Although he was one of the city’s largest landowners, he was revered by the working class as its champion, in large part because he took on and defeated William Ralston’s predatory Bank Ring. Sutro, a progressive, represented the Populist Party. Despite his wealth, he was considered a man of the people and became the choice to lead a radical third party that would challenge the Southern Pacific Railroad and its political cronies. Richard White wrote in Railroaded, his Pulitzer Prize–nominated book on the railroads and the building of the West: “In 1896 when Sutro was running for mayor, Colis P. Huntington had his nephew Henry put a detective on Sutro, to uncover enough dirt to discredit him. But he wasted his money. Huntington called him a ‘pestiferous cuss’ and ‘as incorruptible a man, I think, as there is on the West Coast.’”

Sutro said in his oral history:

I don’t believe in aristocracy. . . . The aristocracy of the mind is the only aristocracy I recognize. It makes no difference to me whether a man has not got a cent or whether he is a millionaire. On the contrary, when a man is wealthy, I am more suspicious of him than I am of a poor man. I have found it in my experience that rich men, as a general thing, lose a great deal of the better feeling which they had when they were poor.

What drove Adolph Sutro? Like many successful businessmen of his day, he could have retired comfortably in his aerie above the Pacific Ocean, hosting lavish dinners and enjoying the view from his vast estate, which stretched from the Pacific Ocean to the center of the city. That may have been his instinct. He said:

I am not of a social disposition. I am very much alone. I spend more hours alone than any man you ever saw. I am not particularly lonely.
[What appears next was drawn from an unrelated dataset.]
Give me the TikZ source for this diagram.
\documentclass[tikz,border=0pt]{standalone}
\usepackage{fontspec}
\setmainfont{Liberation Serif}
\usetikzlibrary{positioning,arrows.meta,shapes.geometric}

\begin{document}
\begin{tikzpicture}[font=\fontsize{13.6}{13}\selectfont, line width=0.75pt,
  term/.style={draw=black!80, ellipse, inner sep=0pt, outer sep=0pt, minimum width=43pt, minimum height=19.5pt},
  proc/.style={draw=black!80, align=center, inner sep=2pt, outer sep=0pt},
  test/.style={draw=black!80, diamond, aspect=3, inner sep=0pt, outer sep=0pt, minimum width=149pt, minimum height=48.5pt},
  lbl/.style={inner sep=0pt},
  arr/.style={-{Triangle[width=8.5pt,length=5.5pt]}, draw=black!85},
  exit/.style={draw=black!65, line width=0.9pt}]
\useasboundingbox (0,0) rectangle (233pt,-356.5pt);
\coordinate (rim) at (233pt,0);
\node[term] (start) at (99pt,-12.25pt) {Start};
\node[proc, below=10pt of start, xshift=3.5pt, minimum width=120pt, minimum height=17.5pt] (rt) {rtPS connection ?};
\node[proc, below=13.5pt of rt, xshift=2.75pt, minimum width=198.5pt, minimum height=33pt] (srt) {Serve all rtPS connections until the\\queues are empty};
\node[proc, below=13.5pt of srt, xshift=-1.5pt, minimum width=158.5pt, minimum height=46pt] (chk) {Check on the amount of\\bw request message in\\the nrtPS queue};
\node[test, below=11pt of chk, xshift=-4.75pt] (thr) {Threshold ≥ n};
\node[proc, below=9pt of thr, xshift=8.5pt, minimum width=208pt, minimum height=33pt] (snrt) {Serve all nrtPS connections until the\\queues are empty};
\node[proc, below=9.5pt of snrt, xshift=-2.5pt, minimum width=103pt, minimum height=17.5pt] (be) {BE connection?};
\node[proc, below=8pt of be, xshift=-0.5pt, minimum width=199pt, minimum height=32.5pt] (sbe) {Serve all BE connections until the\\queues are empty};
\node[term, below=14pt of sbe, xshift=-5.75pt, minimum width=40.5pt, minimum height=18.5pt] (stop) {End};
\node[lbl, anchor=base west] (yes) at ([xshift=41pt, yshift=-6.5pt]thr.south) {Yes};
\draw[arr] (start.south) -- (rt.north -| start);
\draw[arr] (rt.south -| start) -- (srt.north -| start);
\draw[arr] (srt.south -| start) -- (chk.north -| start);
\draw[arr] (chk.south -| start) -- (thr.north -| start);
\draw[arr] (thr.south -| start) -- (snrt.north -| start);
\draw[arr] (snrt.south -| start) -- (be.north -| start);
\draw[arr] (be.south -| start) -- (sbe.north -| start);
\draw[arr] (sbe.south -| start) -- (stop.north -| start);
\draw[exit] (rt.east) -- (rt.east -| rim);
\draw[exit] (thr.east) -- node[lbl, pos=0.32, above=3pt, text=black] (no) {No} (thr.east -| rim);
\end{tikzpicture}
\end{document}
When I am alone, I think about one subject and another that interests me. My recreation is largely in thinking.

But he was also restless and in need of a platform and a cause. In 1894 he decided to run for mayor of San Francisco. In his campaign he railed against big business and backed the unions in the violent Pullman strike that was tearing up cities and towns across the country. He got most of the working-class vote and in a field of six received an absolute majority.
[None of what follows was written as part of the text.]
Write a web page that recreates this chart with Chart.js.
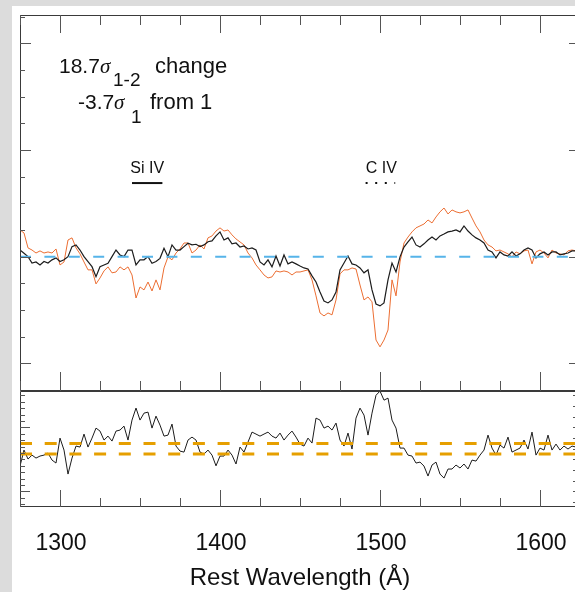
<!DOCTYPE html>
<html>
<head>
<meta charset="utf-8">
<script src="https://cdn.jsdelivr.net/npm/chart.js@4.4.1/dist/chart.umd.min.js"></script>
<style>
  html, body { margin: 0; padding: 0; background: #dcdcdc; width: 575px; height: 592px; overflow: hidden; }
  #sheet { position: absolute; left: 12px; top: 6px; width: 600px; height: 600px; background: #fff; }
  canvas { position: absolute; left: 0; }
  #upper { top: 0; }
  #lower { top: 390px; }
</style>
</head>
<body>
<div id="sheet"></div>
<canvas id="upper" width="590" height="392"></canvas>
<canvas id="lower" width="590" height="202"></canvas>
<script>
// rest wavelength grid (Angstrom)
const wavelength = [
  1275, 1277.5, 1280, 1282.5, 1285, 1287.5, 1290, 1292.5, 1295, 1297.5,
  1300, 1302.5, 1305, 1307.5, 1310, 1312.5, 1315, 1317.5, 1320, 1322.5,
  1325, 1327.5, 1330, 1332.5, 1335, 1337.5, 1340, 1342.5, 1345, 1347.5,
  1350, 1352.5, 1355, 1357.5, 1360, 1362.5, 1365, 1367.5, 1370, 1372.5,
  1375, 1377.5, 1380, 1382.5, 1385, 1387.5, 1390, 1392.5, 1395, 1397.5,
  1400, 1402.5, 1405, 1407.5, 1410, 1412.5, 1415, 1417.5, 1420, 1422.5,
  1425, 1427.5, 1430, 1432.5, 1435, 1437.5, 1440, 1442.5, 1445, 1447.5,
  1450, 1452.5, 1455, 1457.5, 1460, 1462.5, 1465, 1467.5, 1470, 1472.5,
  1475, 1477.5, 1480, 1482.5, 1485, 1487.5, 1490, 1492.5, 1495, 1497.5,
  1500, 1502.5, 1505, 1507.5, 1510, 1512.5, 1515, 1517.5, 1520, 1522.5,
  1525, 1527.5, 1530, 1532.5, 1535, 1537.5, 1540, 1542.5, 1545, 1547.5,
  1550, 1552.5, 1555, 1557.5, 1560, 1562.5, 1565, 1567.5, 1570, 1572.5,
  1575, 1577.5, 1580, 1582.5, 1585, 1587.5, 1590, 1592.5, 1595, 1597.5,
  1600, 1602.5, 1605, 1607.5, 1610, 1612.5, 1615, 1617.5, 1620, 1622.5,
  1625
];

// normalized flux, first epoch (black)
const fluxEpoch1 = [
  1.031, 1.016, 1.000, 0.970, 0.975, 0.961, 0.977, 0.970, 0.985, 0.994,
  0.977, 0.985, 1.000, 1.047, 1.055, 1.031, 1.000, 0.977, 0.953, 0.906,
  0.953, 0.961, 0.969, 1.000, 1.031, 1.008, 1.000, 1.031, 1.031, 0.961,
  0.985, 0.985, 1.000, 0.969, 0.977, 0.992, 1.039, 1.000, 1.055, 1.031,
  1.031, 1.047, 1.063, 1.055, 1.058, 1.047, 1.055, 1.070, 1.074, 1.097,
  1.116, 1.078, 1.088, 1.060, 1.064, 1.045, 1.050, 1.036, 1.041, 1.031,
  0.975, 0.961, 0.985, 0.952, 1.003, 0.956, 1.008, 0.966, 0.975, 0.966,
  0.956, 0.947, 0.942, 0.910, 0.881, 0.834, 0.792, 0.783, 0.797, 0.834,
  0.938, 0.970, 1.003, 0.966, 0.961, 0.947, 0.924, 0.938, 0.844, 0.778,
  0.769, 0.783, 0.891, 0.970, 0.928, 0.999, 1.045, 1.069, 1.092, 1.055,
  1.045, 1.060, 1.078, 1.092, 1.078, 1.097, 1.106, 1.116, 1.120, 1.125,
  1.116, 1.144, 1.120, 1.102, 1.088, 1.078, 1.064, 1.031, 1.022, 0.994,
  1.022, 1.008, 1.003, 1.022, 1.003, 1.013, 1.031, 1.041, 1.031, 0.994,
  1.013, 1.022, 1.008, 1.022, 1.022, 1.008, 1.013, 1.017, 1.027, 1.027,
  1.017
];

// normalized flux, second epoch (orange)
const fluxEpoch2 = [
  1.125, 1.111, 1.041, 1.031, 1.017, 1.027, 1.017, 1.022, 1.017, 1.036,
  0.961, 0.975, 1.078, 1.088, 1.041, 1.013, 0.975, 0.938, 0.938, 0.872,
  0.900, 0.933, 0.952, 0.924, 0.928, 0.952, 0.938, 0.952, 0.914, 0.806,
  0.858, 0.844, 0.881, 0.839, 0.891, 0.844, 0.947, 0.999, 0.985, 1.017,
  1.036, 1.064, 1.064, 1.017, 1.031, 1.055, 1.036, 1.088, 1.097, 1.120,
  1.135, 1.120, 1.125, 1.102, 1.083, 1.069, 1.055, 1.017, 0.994, 0.961,
  0.938, 0.914, 0.900, 0.905, 0.933, 0.928, 0.933, 0.928, 0.914, 0.928,
  0.928, 0.933, 0.938, 0.891, 0.816, 0.736, 0.722, 0.736, 0.727, 0.797,
  0.919, 0.938, 0.938, 0.947, 0.942, 0.867, 0.797, 0.811, 0.788, 0.609,
  0.577, 0.609, 0.656, 0.891, 0.816, 0.975, 1.064, 1.092, 1.116, 1.135,
  1.144, 1.153, 1.172, 1.158, 1.186, 1.210, 1.228, 1.200, 1.219, 1.210,
  1.205, 1.210, 1.219, 1.181, 1.144, 1.116, 1.078, 1.055, 1.045, 1.027,
  1.031, 1.022, 1.013, 0.999, 1.022, 1.013, 1.027, 1.031, 0.966, 1.022,
  1.031, 1.017, 0.994, 1.031, 1.017, 1.013, 1.008, 1.027, 1.031, 1.027,
  1.022
];

// change between epochs in units of sigma (lower panel)
const changeSigma = [
  -3.24, -0.25, -1.93, -1.19, -1.75, -1.37, -1.19, -0.81, -2.12, -2.68,
  1.99, -0.25, -4.74, -1.75, 0.50, 0.31, 2.74, 0.31, 1.99, 3.86,
  3.30, 1.62, 2.36, 1.43, 3.30, 3.49, 4.23, 1.62, 5.36, 7.61,
  5.36, 6.66, 6.85, 3.86, 6.10, 4.42, 2.36, 2.55, 4.61, 0.50,
  -0.44, -0.63, 1.62, 2.18, 1.62, -0.63, -1.00, -0.25, -1.19, -3.20,
  -1.37, -1.37, -0.25, -1.19, -2.86, 0.31, -0.63, 1.24, 3.11, 2.74,
  2.36, 2.74, 3.11, 2.36, 1.99, 2.93, 1.62, 2.55, 3.30, 2.18,
  0.87, 0.50, 1.99, 1.06, 5.73, 5.36, 3.86, 4.23, 3.49, 4.80,
  1.62, 0.50, 2.93, -0.06, 5.73, 7.60, 6.29, 2.55, 6.66, 10.0,
  10.78, 9.09, 9.47, 5.36, 3.86, 0.12, 0.12, -1.19, -1.37, -2.68,
  -2.50, -3.24, -5.11, -3.05, -2.50, -4.74, -5.49, -3.80, -3.80, -3.05,
  -3.61, -2.86, -3.80, -2.12, -2.31, -1.19, -0.25, 2.55, 0.12, -1.19,
  0.68, 0.12, 2.18, -0.63, -0.25, 0.12, 1.62, -0.06, 3.11, -1.19,
  0.12, -0.25, 2.55, -0.25, 0.87, -0.25, 0.50, -0.06, 0.50, 0.31,
  0.31
];

const continuumLevel = 1.0;
const sigmaLimits = [1, -1];
const xTickLabels = [1300, 1400, 1500, 1600];

// absorption troughs marked above the spectra
const siIVRange = [1345, 1364];
const cIVRange = [1491, 1509.5];
const markerLevel = 1.345;

const waveMin = 1275, waveMax = 1625;
const FONT = '"Liberation Sans", Arial, Helvetica, sans-serif';
const SIGMA_FONT = 'italic 21px "Liberation Serif", serif';

const toPoints = (ys) => wavelength.map((w, i) => ({ x: w, y: ys[i] }));

function drawFrame(ctx, a) {
  ctx.strokeStyle = "#3a3a3a";
  ctx.lineWidth = 1;
  ctx.beginPath();
  ctx.moveTo(a.left + 0.5, a.top + 0.5);
  ctx.lineTo(a.right - 0.5, a.top + 0.5);
  ctx.lineTo(a.right - 0.5, a.bottom - 0.5);
  ctx.lineTo(a.left + 0.5, a.bottom - 0.5);
  ctx.closePath();
  ctx.stroke();
}

function tick(ctx, x1, y1, x2, y2) {
  ctx.beginPath();
  ctx.moveTo(x1, y1);
  ctx.lineTo(x2, y2);
  ctx.stroke();
}

const upperDecor = {
  id: "upperDecor",
  afterDatasetsDraw(chart) {
    const { ctx, chartArea: a, scales: { x, y } } = chart;
    ctx.save();
    drawFrame(ctx, a);
    ctx.strokeStyle = "#555";
    for (let w = waveMin; w <= waveMax; w += 25) {
      const px = Math.round(x.getPixelForValue(w)) + 0.5;
      const major = w % 100 === 0;
      tick(ctx, px, a.top, px, a.top + (major ? 18 : 10));
      tick(ctx, px, a.bottom, px, a.bottom - (major ? 19 : 10));
    }
    for (let f = 0.5; f <= 2.13; f += 0.125) {
      const py = Math.round(y.getPixelForValue(f)) + 0.5;
      const major = Math.abs(f * 2 - Math.round(f * 2)) < 1e-6;
      tick(ctx, a.left, py, a.left + (major ? 11 : 5), py);
      tick(ctx, a.right, py, a.right - (major ? 11 : 5), py);
    }

    ctx.fillStyle = "#111";
    ctx.textBaseline = "alphabetic";
    ctx.textAlign = "left";
    // "18.7σ(1-2) change" and "-3.7σ(1) from 1"
    const segs = [
      ["18.7", 59, 72.7, "21px " + FONT],
      ["\u03c3", 100, 72.7, SIGMA_FONT],
      ["1-2", 113, 86, "19px " + FONT],
      ["change", 155, 72.7, "22px " + FONT],
      ["-3.7", 78, 109.3, "21px " + FONT],
      ["\u03c3", 114, 109.3, SIGMA_FONT],
      ["1", 131, 123, "19px " + FONT],
      ["from 1", 150, 109.3, "22px " + FONT]
    ];
    segs.forEach(([t, sx, sy, f]) => { ctx.font = f; ctx.fillText(t, sx, sy); });

    ctx.font = "16px " + FONT;
    ctx.textAlign = "center";
    const ly = y.getPixelForValue(markerLevel) - 10;
    ctx.fillText("Si IV", x.getPixelForValue((siIVRange[0] + siIVRange[1]) / 2), ly);
    ctx.fillText("C IV", x.getPixelForValue((cIVRange[0] + cIVRange[1]) / 2) + 1, ly);
    ctx.restore();
  }
};

const lowerDecor = {
  id: "lowerDecor",
  afterDatasetsDraw(chart) {
    const { ctx, chartArea: a, scales: { x, y } } = chart;
    ctx.save();
    drawFrame(ctx, a);
    ctx.strokeStyle = "#555";
    for (let w = waveMin; w <= waveMax; w += 25) {
      const px = Math.round(x.getPixelForValue(w)) + 0.5;
      const major = w % 100 === 0;
      tick(ctx, px, a.bottom, px, a.bottom - (major ? 17 : 9));
    }
    for (let k = -12; k <= 5; k++) {
      const v = 4 + 1.2 * k;
      const py = Math.round(y.getPixelForValue(v)) + 0.5;
      tick(ctx, a.left, py, a.left + (k % 10 === 0 ? 10 : 5), py);
    }
    for (let v = -10; v <= 10; v += 2) {
      const py = Math.round(y.getPixelForValue(v)) + 0.5;
      tick(ctx, a.right, py, a.right - 7, py);
    }

    ctx.fillStyle = "#111";
    ctx.textAlign = "center";
    ctx.textBaseline = "alphabetic";
    ctx.font = "23px " + FONT;
    xTickLabels.forEach((w) => ctx.fillText(String(w), x.getPixelForValue(w) + 1, a.bottom + 43));
    ctx.font = "24px " + FONT;
    ctx.fillText("Rest Wavelength (\u00c5)", (a.left + a.right) / 2, a.bottom + 78);
    ctx.restore();
  }
};

const baseOptions = (yMin, yMax, padding) => ({
  responsive: false,
  animation: false,
  devicePixelRatio: 1,
  events: [],
  layout: { padding },
  plugins: { legend: { display: false }, tooltip: { enabled: false } },
  elements: { point: { radius: 0 }, line: { tension: 0 } },
  scales: {
    x: { type: "linear", min: waveMin, max: waveMax, display: false },
    y: { type: "linear", min: yMin, max: yMax, display: false }
  }
});

new Chart(document.getElementById("upper"), {
  type: "line",
  data: {
    datasets: [
      {
        label: "continuum",
        data: [{ x: waveMin, y: continuumLevel }, { x: waveMax, y: continuumLevel }],
        borderColor: "#56b4e9", borderWidth: 2, borderDash: [11, 13.4]
      },
      { label: "Si IV", data: siIVRange.map((w) => ({ x: w, y: markerLevel })), borderColor: "#111", borderWidth: 2 },
      { label: "C IV", data: cIVRange.map((w) => ({ x: w, y: markerLevel })), borderColor: "#111", borderWidth: 2, borderDash: [2, 7.6] },
      { label: "epoch 1", data: toPoints(fluxEpoch1), borderColor: "#1c1c1c", borderWidth: 1.2 },
      { label: "epoch 2", data: toPoints(fluxEpoch2), borderColor: "#ec6e32", borderWidth: 1 }
    ]
  },
  options: baseOptions(0.37, 2.133, { left: 20, top: 15, right: 10, bottom: 1 }),
  plugins: [upperDecor]
});

new Chart(document.getElementById("lower"), {
  type: "line",
  data: {
    datasets: [
      ...sigmaLimits.map((s) => ({
        label: "limit " + s,
        data: [{ x: waveMin, y: s }, { x: waveMax, y: s }],
        borderColor: "#e69f00", borderWidth: 3, borderDash: [12, 12.7]
      })),
      { label: "change", data: toPoints(changeSigma), borderColor: "#1c1c1c", borderWidth: 1 }
    ]
  },
  options: baseOptions(-10.9, 10.8, { left: 20, top: 1, right: 10, bottom: 85 }),
  plugins: [lowerDecor]
});
</script>
</body>
</html>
His two-year term—as the first Jewish mayor of a major American city—was ambitious but not successful. He supported women’s suffrage and opposed the Southern Pacific. However, the city charter gave the mayor little power, and the Board of Supervisors did not have another Populist, so he was blocked every step of the way. Sutro said:

What have I accomplished as Mayor? Very little. The Mayor is little more than a figurehead…I have always been master of a situation; I have always had a number of men under my employ, and they did as I told them. I could not manage the politicians.

After he left office, he returned to his quest to improve San Francisco for the average citizen. He planted trees throughout the city (40,000 over 1,000 acres) and donated 26 acres on Mount Parnassus to the University of California for its medical school (today’s UCSF). Some of the collection was destroyed in the 1906 earthquake and fire. His family gifted his personal library—one of the largest private collections in the United States—to the California State Library. The remainder is now housed at The California State Library's Sutro Branch, located on the campus of San Francisco State University.

As Mark Twain wrote years after Sutro’s death in 1898: “Twenty years ago I knew Adolph Sutro well...a fine, manly beautiful character. And I have always found something of Sutro in all the Jews whom I have personally known since. A part of Sutro is sufficient equipment for an average man.”